One purpose of Plato’s “Ion” is to explore the distinction between knowledge and creativity. One of Plato’s goals is to understand what knowledge is, what can be known, and what it means to know. In “Ion,” Plato juxtaposes truth and knowledge with creativity and inspiration (which he assumes do not require knowledge) to understand more about the nature of both.

Socrates argues that divine inspiration is distinct from knowledge using the Socratic method. When used properly, the Socratic method necessitates that the interlocutor agrees with the conclusion because they agreed with all the premises that preceded it. If they do not, it implies there is a contradiction in the person’s views.

Socrates uses this method throughout his conversation with Ion. First, when Ion suggests that he can only interpret Homer’s poetry because Homer is the best poet, Socrates proposes to Ion that he ought to be capable of interpreting other poets even when their writing is not as good as Homer’s. He gives examples of other professionals who are capable of judging and speaking about both the good and the bad of their craft. Socrates concludes that the source of Ion’s knowledge cannot be craft or skill, because if it were, he would understand all poetry and not just Homer. Socrates also uses the Socratic method to get Ion to agree that different professions use different skills and knowledge and that the person who would be the best judge of Homer’s verses is not a rhapsode but someone who is an expert in the profession Homer describes. Ion stubbornly maintains that as a rhapsode he knows everything Homer writes about. This ends up being a contradiction because Ion previously agreed that the best judge of Homer’s descriptions of a profession like horse training would be horse trainers—not rhapsodes. In ancient Greece, divine inspiration was commonly understood to involve ecstasy or possession. In one scholar’s description,

The inspired poet takes no conscious part in the process of composition, but is merely the passive instrument of some overwhelming force. An important consequence of this assumption is that inspiration and craft or technique are seen as incompatible (Murray, Penelope. “Poetic Inspiration in Early Greece.” Journal of Hellenic Studies, Volume 101, 1981, p. 87)

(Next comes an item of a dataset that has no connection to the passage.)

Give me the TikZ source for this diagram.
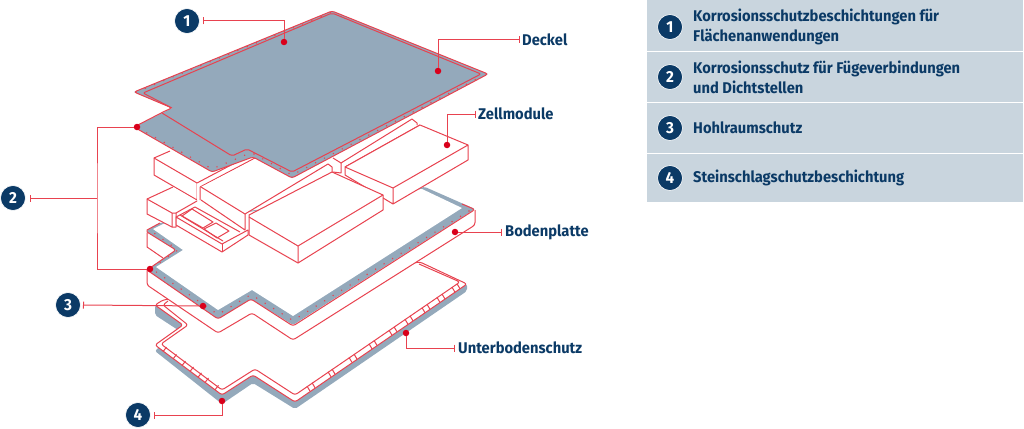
\documentclass[tikz,border=0pt]{standalone}
\usepackage{fontspec}
\setmainfont{Fira Sans}[FakeStretch=0.95]
\usetikzlibrary{arrows.meta}
\definecolor{rd}{HTML}{E8424F}
\definecolor{dotrd}{HTML}{D9001B}
\definecolor{gy}{HTML}{94A9BB}
\definecolor{pan}{HTML}{C9D5DE}
\definecolor{nv}{HTML}{0B3A66}
\tikzset{
 ln/.style={draw=rd,line width=1pt,line join=round},
 wh/.style={ln,fill=white},
 pts/.style={draw=rd,line width=1.6pt,line cap=round,dash pattern=on 0pt off 10pt},
 leader/.style={draw=rd,line width=1pt,{Bar[width=7pt,line width=1pt]}-},
 leaderp/.style={draw=rd,line width=1pt},
 rdot/.style={circle,fill=dotrd,inner sep=0pt,minimum size=6.5pt},
 badge/.style={circle,fill=nv,draw=white,line width=0.6pt,text=white,inner sep=0pt,minimum size=25pt,font=\bfseries\fontsize{16}{16}\selectfont},
 lbl/.style={anchor=west,text=nv,inner sep=0pt,font=\bfseries\fontsize{15.5}{15.5}\selectfont},
 leg/.style={anchor=west,text=nv,inner sep=0pt,align=left,font=\bfseries\fontsize{15.5}{20}\selectfont},
 panel/.style={fill=pan,draw=none}
}
\begin{document}
\begin{tikzpicture}[x=1pt,y=-1pt]
\useasboundingbox (0,0) rectangle (1024,428);
% ---------- Unterbodenschutz
\fill[gy,rounded corners=2pt] (155,305)--(155,315)--(178,330)--(155,351)--(222,404)--(253,383)--(295,409)--(467,291)--(467,284)--(420,262)--cycle;
\draw[wh,rounded corners=2.5pt] (420,262)--(467,284)--(295,402)--(253,375)--(222,395)--(155,345)--(183,325)--(155,305)--(163,300)--cycle;
\draw[ln,rounded corners=2.5pt] (419,264)--(460,282)--(295,395)--(255,369)--(222,390)--(161,344)--(188,325)--(163,305)--(168,301);
\foreach \xa in {310,315,331,335,352,357,372,377,392,397,408,413,425,430,440,445,455,460}{
  \pgfmathsetmacro\ya{402-(\xa-294)*0.682}
  \draw[ln] (\xa,\ya)--(\xa-3,\ya-5);}
\foreach \xa in {163,173,182,190,198,205,215}{
  \pgfmathsetmacro\ya{345+(\xa-154)*0.735}
  \draw[ln] (\xa,\ya)--(\xa+3.5,\ya-4.5);}
% ---------- Bodenplatte
\fill[white] (147,231)--(147,247)--(163,258)--(147,270)--(147,285)--(218,333)--(252,313)--(293,340)--(475,225)--(475,210)--(425,187)--cycle;
\draw[ln] (147,233)--(147,247)--(163,258);
\draw[ln,rounded corners=2.5pt] (147,270)--(147,285)--(218,333)--(252,313)--(293,340)--(475,225)--(475,210);
\fill[gy,rounded corners=1.5pt] (425,187)--(475,209)--(293,325)--(251,299)--(218,319)--(147,270)--(176,250)--(147,232)--(147,230)--(160,223)--cycle;
\fill[white] (422,189)--(462,208)--(293,316)--(252,290)--(218,310)--(156,267)--(183,250)--(153,229)--(165,223)--cycle;
\draw[ln,rounded corners=2.5pt] (462,204)--(475,209.5)--(293,326)--(251,299)--(218,319)--(147,270)--(176,250)--(147,232);
\draw[ln] (147,232)--(147,230)--(160,223);
\draw[pts] (469,211)--(293,320.5)--(251,294.5)--(218,314.5)--(152,269);
\draw[pts] (152,268)--(178,250)--(154,233);
% ---------- Zellmodule
% block D
\fill[white] (170,151)--(154,158)--(154,175)--(197,200)--(197,183)--(250,155)--cycle;
\draw[ln] (170,151)--(154,158)--(154,175)--(197,200)--(197,183);
\draw[ln] (154,158)--(197,183);
% block E
\fill[white] (173,187)--(147,199)--(147,214)--(172,227)--(176,227)--(176,213)--(197,201)--cycle;
\draw[ln] (173,187)--(147,199)--(147,214)--(172,227)--(176,227)--(176,213)--(197,201);
\draw[ln] (147,199)--(172,213)--(176,213) (172,213)--(172,227);
% tray F
\fill[white] (201,204)--(176,217)--(176,225)--(222,252)--(248,235)--(248,228)--cycle;
\draw[ln] (176,217)--(222,244)--(248,230)--(248,235)--(222,252)--(176,225)--cycle;
\draw[ln] (222,244)--(222,252);
\draw[ln] (176,217)--(195,207)--(240,232);
\draw[ln] (180,215)--(223,241);
\draw[ln] (182,216)--(192,209)--(213,222)--(203,228)--cycle;
\draw[ln] (204,229)--(216,223)--(229,231)--(217,238)--cycle;
% strip D/B
\fill[white] (197,183)--(240,160)--(255,158)--(200,187)--(200,200)--(197,200)--cycle;
\draw[ln] (197,183)--(250,155) (200,187)--(255,158) (200,187)--(200,200);
% block B
\fill[white] (201,187)--(255,159)--(328,164)--(245,214)--(245,230)--(201,200)--cycle;
\draw[ln] (201,187)--(245,214)--(245,230)--(201,200);
\draw[ln] (245,214)--(328,164)--(332,167)--(332,172);
% strip A/B
\fill[white] (333,158)--(341,163)--(341,173)--(333,172)--cycle;
\draw[ln] (333,158)--(341,163)--(341,173)--(333,172);
\draw[ln] (341,163)--(412,119)--(417,123)--(417,125);
\draw[ln] (345,167)--(420,125);
% block A
\fill[white] (420,125)--(468,145)--(468,160)--(393,204)--(345,175)--(345,167)--cycle;
\draw[ln] (420,125)--(468,145)--(468,160)--(393,204)--(345,175)--(345,167)--(393,188)--(468,145) (393,188)--(393,204) (345,167)--(420,125);
% block C
\fill[white] (332,172)--(383,195)--(383,210)--(298,263)--(249,235)--(249,215)--cycle;
\draw[ln] (332,172)--(383,195)--(383,210)--(298,263)--(249,235)--(249,215)--cycle;
\draw[ln] (249,217)--(298,246)--(383,195) (298,246)--(298,263);
% ---------- Deckel
\fill[gy] (332,11)--(488,74)--(292,178)--(253,157)--(212,172)--(134,127)--(162,113)--(172,108)--(134,92)--cycle;
\draw[ln,rounded corners=2.5pt] (332,11)--(488,74)--(292,178)--(253,157)--(212,172)--(134,127)--(165,111)--(172,108)--(134,92)--cycle;
\draw[ln,rounded corners=2pt] (162,113)--(232,156)--(247,149)--(292,172)--(481,74)--(332,13)--(143,93)--(172,108);
\draw[pts] (138,128)--(212,169)--(250,153);
\draw[pts] (254,154)--(292,175)--(484,75);
\draw[pts] (136,92)--(332,12);
% ---------- Legend
\fill[panel] (647,0) rectangle (1023,51);
\fill[panel] (647,52) rectangle (1023,102);
\fill[panel] (647,103) rectangle (1023,153);
\fill[panel] (647,154) rectangle (1023,202);
\node[badge] (l1) at (670,27) {1};
\node[badge] (l2) at (670,77) {2};
\node[badge] (l3) at (670,128) {3};
\node[badge] (l4) at (670,178) {4};
\node[leg] (t1) at (693,27) {Korrosionsschutzbeschichtungen für\\Flächenanwendungen};
\node[leg] (t2) at (693,77) {Korrosionsschutz für Fügeverbindungen\\und Dichtstellen};
\node[leg] (t3) at (693,128) {Hohlraumschutz};
\node[leg] (t4) at (693,178) {Steinschlagschutzbeschichtung};
% ---------- Callouts
\node[badge] (b1) at (187,21) {1};
\node[badge] (b2) at (13,198) {2};
\node[badge] (b3) at (68,305) {3};
\node[badge] (b4) at (138,415) {4};
\coordinate (c1) at (203,21);
\coordinate (c2) at (30,198);
\coordinate (c2m) at (97,198);
\coordinate (c3) at (83,305);
\coordinate (c4) at (154,415);
\coordinate (cd) at (520,40);
\coordinate (cz) at (476,114);
\coordinate (cb) at (502,232);
\coordinate (cu) at (455,348);
\node[rdot] (d1a) at (284,42) {};
\node[rdot] (d1b) at (438,71) {};
\node[rdot] (d2a) at (137,127) {};
\node[rdot] (d2b) at (150,269) {};
\node[rdot] (d3) at (203,306) {};
\node[rdot] (d4) at (222,401) {};
\node[rdot] (dz) at (447,145) {};
\node[rdot] (db) at (455,232) {};
\node[rdot] (du) at (406,333) {};
\node[lbl] (ld) at (522,40) {Deckel};
\node[lbl] (lz) at (478,114) {Zellmodule};
\node[lbl] (lb) at (505,232) {Bodenplatte};
\node[lbl] (lu) at (458,348) {Unterbodenschutz};
\draw[leader] (c1) -| (d1a);
\draw[leader] (cd) -| (d1b);
\draw[leader] (cz) -| (dz);
\draw[leader] (cb) -- (db);
\draw[leader] (cu) -| (du);
\draw[leader] (c2) -- (c2m);
\draw[leaderp] (d2a) -| (c2m) |- (d2b);
\draw[leader] (c3) -- (d3);
\draw[leader] (c4) -| (d4);
\end{tikzpicture}
\end{document}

This view of divine inspiration takes away human agency and responsibility when it comes to creative acts.

If creative inspiration is an instance of the gods communicating with people, why does Plato seem so opposed to it? While the poet or other divinely inspired individual may channel the gods, the poetry or other artwork that they produce must be interpreted by people who hear it or see it. Plato is concerned about this extra layer of interpretation. Plato does not have faith that most people can interpret the word of the gods correctly. Because Plato wants art to be used for moral instruction, he thinks it is too dangerous to let the average person interpret it on their own.

Socrates concludes that despite Ion’s prowess at reciting Homer’s poetry, Ion does not know anything about the subjects Homer discusses such as horses, war, and leadership. Socrates suggests there is nothing artists (poets, rhapsodes, etc.) do that someone else cannot do better because they only imitate expertise. Ion is more beautiful and superficial than he is intelligent or practical, suggesting that art is vapid and ornamental at best. While art seems to get one closer to the truth by showing what the world is like, it takes one further from the truth by imitating or representing life, which itself is an imitation or representation of the Forms.

Socrates assumes, however, knowledge and inspiration are mutually exclusive. But this may not be the case. Many scientific discoveries come in flashes of insight that scientists cannot explain any better than Ion can explain poetic inspiration. Socrates also does not consider Ion’s ability to memorize and recite poems to be knowledge or skill possessed by rhapsodes, but perhaps he should. He seems to assume that only domains of knowledge that are explicitly mentioned in Homer can be judged. Socrates does not consider that the domains of knowledge he examines are not as separate as he makes them out to be. There are several premises in Socrates’s argument that are false or based on other assumptions with which readers may not agree. There are avenues for refuting some of the larger claims he makes.